Every morning, early, after I had washed my teeth and the nurse had fixed my bed, I would lie quiet, in happy expectancy, for the sound of the little bell coming down the hall which meant: Communion. I could count the doors the priest entered, as he stopped at the different rooms and wards. Then, with the nuns kneeling in the door, he came to my bedside with the ciborium.
“Corpus Domini Nostri Jesu Christi custodiat animam tuam in vitam aeternam.”
And he was gone. You could hear the bell disappear down the corridor. Under the sheet my hands folded quietly with my rosary between my fingers. It was a rosary John Paul had given me for Christmas: since he did not know the difference between one rosary and another, he had let himself be cheated in some pious store, and bought some beads that looked good but which fell to pieces in six months. It was the kind of rosary that was meant to be looked at rather than used. But the affection which it represented was as strong as the rosary itself was weak, and so, while the beads held together, I used them in preference to the strong, cheap, black wooden beads made for workmen and old Irish washwomen which I had bought for twenty-five cents in the basement of Corpus Christi during the mission.

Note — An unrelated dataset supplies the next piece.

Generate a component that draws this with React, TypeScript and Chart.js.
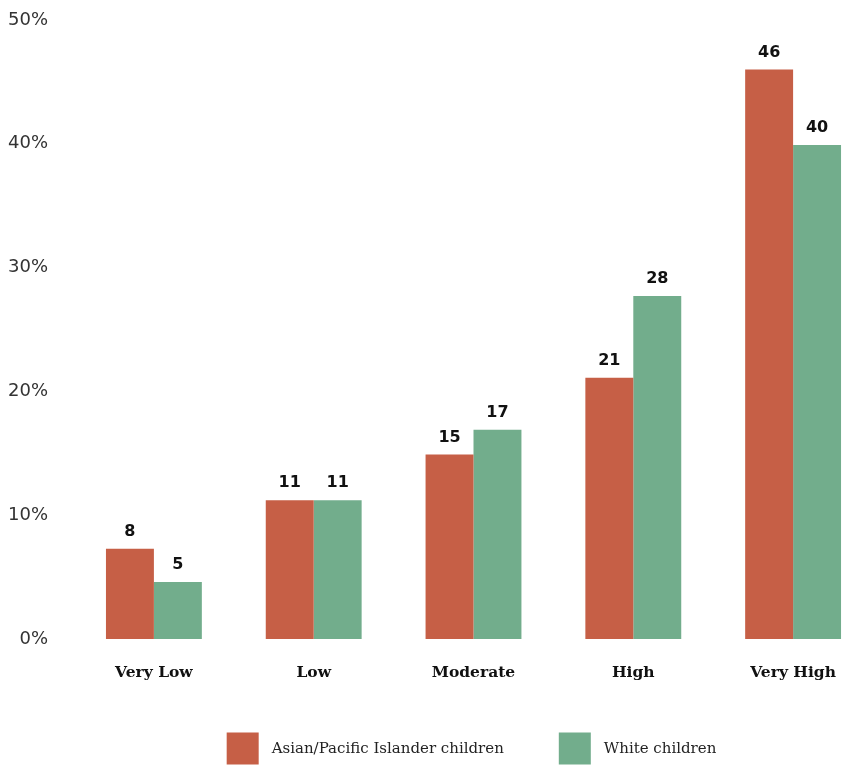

“You go to Communion every day?” said the Italian in the next bed. He had got himself full of pneumonia shoveling snow all night for the WPA.
“Yes,” I said, “I am going to be a priest.”
“You see this book,” I said to him, later in the day. “That’s Dante’s Paradiso.”
“Dante,” he said, “an Italian.” And he lay on the bed with his eyes staring at the ceiling and said nothing more.
This lying in bed and being fed, so to speak, with a spoon was more than luxury: it was also full of meaning. I could not realize it at the time—and I did not need to: but a couple of years later I saw that this all expressed my spiritual life as it was then.
For I was now, at last, born: but I was still only new-born. I was living: I had an interior life, real, but feeble and precarious. And I was still nursed and fed with spiritual milk.
The life of grace had at last, it seemed, become constant, permanent. Weak and without strength as I was, I was nevertheless walking in the way that was liberty and life. I had found my spiritual freedom. My eyes were beginning to open to the powerful and constant light of heaven and my will was at last learning to give in to the subtle and gentle and loving guidance of that love which is Life without end. For once, for the first time in my life, I had been, not days, not weeks, but months, a stranger to sin. And so much health was so new to me, that it might have been too much for me.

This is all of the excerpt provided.